Summary¶

Writing performant Python is an iterative process. Start by understanding the problem and the data, then measure the code before changing it. Use benchmarks to quantify end-to-end runtime, profiling to locate bottlenecks, and targeted optimization to improve the parts that matter most.

Performance workflow¶

Measure first. Use reproducible benchmarking tools such as timeit and pyperf to establish a baseline.
Profile next. Use tools such as cProfile, SnakeViz, line_profiler, and Scalene to identify where runtime and memory are spent.
Optimize deliberately. Improve algorithms, data structures, array operations, memory layout, and I/O before reaching for lower-level tools.
Parallelize when the workload fits. Use task or data parallel approaches when the problem is large enough and the code can avoid race conditions.
Use accelerators selectively.
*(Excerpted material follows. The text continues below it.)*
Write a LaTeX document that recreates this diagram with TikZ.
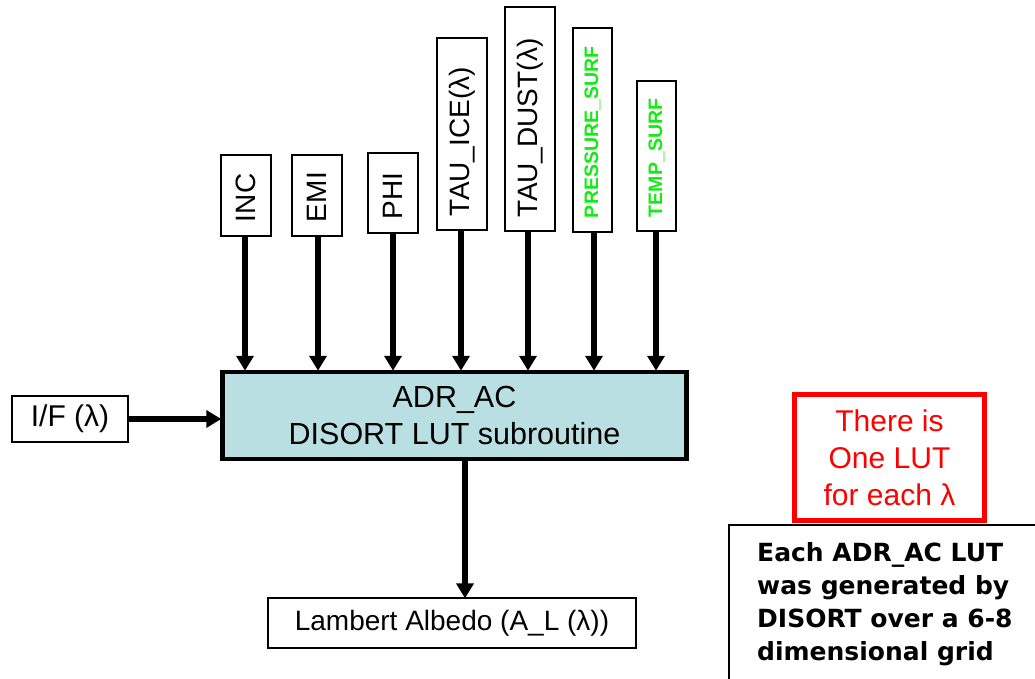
\documentclass[tikz,border=0pt]{standalone}
\usepackage{fontspec}
\setmainfont{Liberation Sans}
\newfontfamily\notefont{DejaVu Sans}
\usetikzlibrary{arrows.meta,calc}
\definecolor{boxteal}{RGB}{185,223,226}
\definecolor{paramgreen}{RGB}{20,235,20}
\definecolor{notered}{RGB}{255,0,0}
\tikzset{
  param/.style={draw, line width=1.3pt, rotate=90, inner xsep=14pt, inner ysep=0pt,
    align=left, font=\fontsize{28}{30}\selectfont},
  gparam/.style={param, text=paramgreen, font=\bfseries\fontsize{19.5}{21}\selectfont},
  plain/.style={draw, line width=1.3pt, inner sep=0pt, font=\fontsize{30}{32}\selectfont},
  feed/.style={line width=5.5pt, -{Triangle[length=15pt,width=17pt]}, shorten >=-1pt}
}
\begin{document}
\begin{tikzpicture}[x=1pt,y=1pt]
\useasboundingbox (0,0) rectangle (1035,-679);

% vertical input parameter boxes (rotated: text width = height - 28, min height = box width)
\node[param, text width=53pt, minimum height=50pt] (inc) at (246,-195.5) {INC};
\node[param, text width=53pt, minimum height=50pt] (emi) at (317,-195.5) {EMI};
\node[param, text width=52pt, minimum height=50pt] (phi) at (393,-193) {PHI};
\node[param, text width=164pt, minimum height=50pt] (tice) at (462,-134) {TAU\_ICE(λ)};
\node[param, text width=196pt, minimum height=50pt] (tdust) at (530,-119) {TAU\_DUST(λ)};
\node[gparam, text width=176pt, minimum height=39pt] (psurf) at (592.5,-130) {PRESSURE\_SURF};
\node[gparam, text width=122pt, minimum height=39pt] (tsurf) at (656.5,-156) {TEMP\_SURF};

% central subroutine block
\node[draw, line width=4.5pt, fill=boxteal, minimum width=464pt, minimum height=87pt,
  align=center, font=\fontsize{30.5}{37}\selectfont] (adr) at (454.5,-415.5)
  {ADR\_AC\\DISORT LUT subroutine};

% reflectance input and albedo output
\node[plain, minimum width=116pt, minimum height=46pt] (iof) at (70,-419) {I/F (λ)};
\node[plain, minimum width=368pt, minimum height=50pt, font=\fontsize{28}{30}\selectfont]
  (alb) at (452,-623) {Lambert Albedo (A\_L (λ))};

% notes
\node[draw=notered, line width=4.5pt, text=notered, minimum width=190pt, minimum height=126pt,
  align=center, font=\fontsize{30}{37}\selectfont] (note) at (889.5,-457.5)
  {There is\\One LUT\\for each λ};
\draw[line width=1.3pt] (729,-690) |- (1045,-525);
\node[anchor=north west, align=left, inner sep=0pt,
  font=\notefont\bfseries\fontsize{25}{33}\selectfont] (grid) at (757,-542)
  {Each ADR\_AC LUT\\was generated by\\DISORT over a 6-8\\dimensional grid};

% connectors into and out of the block
\foreach \p/\x in {inc/245, emi/318, phi/393, tice/461, tdust/528, psurf/594, tsurf/656}{
  \coordinate (col) at (\x,0);
  \draw[feed] (col |- \p.west) -- (col |- adr.north);
}
\draw[feed] (iof.east) -- (adr.west |- iof.east);
\coordinate (outcol) at (465,0);
\draw[feed] (outcol |- adr.south) -- (outcol |- alb.north);
\end{tikzpicture}
\end{document}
Cython, Numba, Pythran, Transonic, and Numexpr are powerful when the bottleneck is well understood and the extra maintenance cost is justified.

Key takeaways¶

Fast code is useful only when it remains correct, readable, and reproducible.
The largest speedups often come from better algorithms or better use of libraries such as NumPy, Pandas, SciPy, and Dask.
Performance work is most effective when it follows evidence: benchmark, profile, change one thing, and measure again.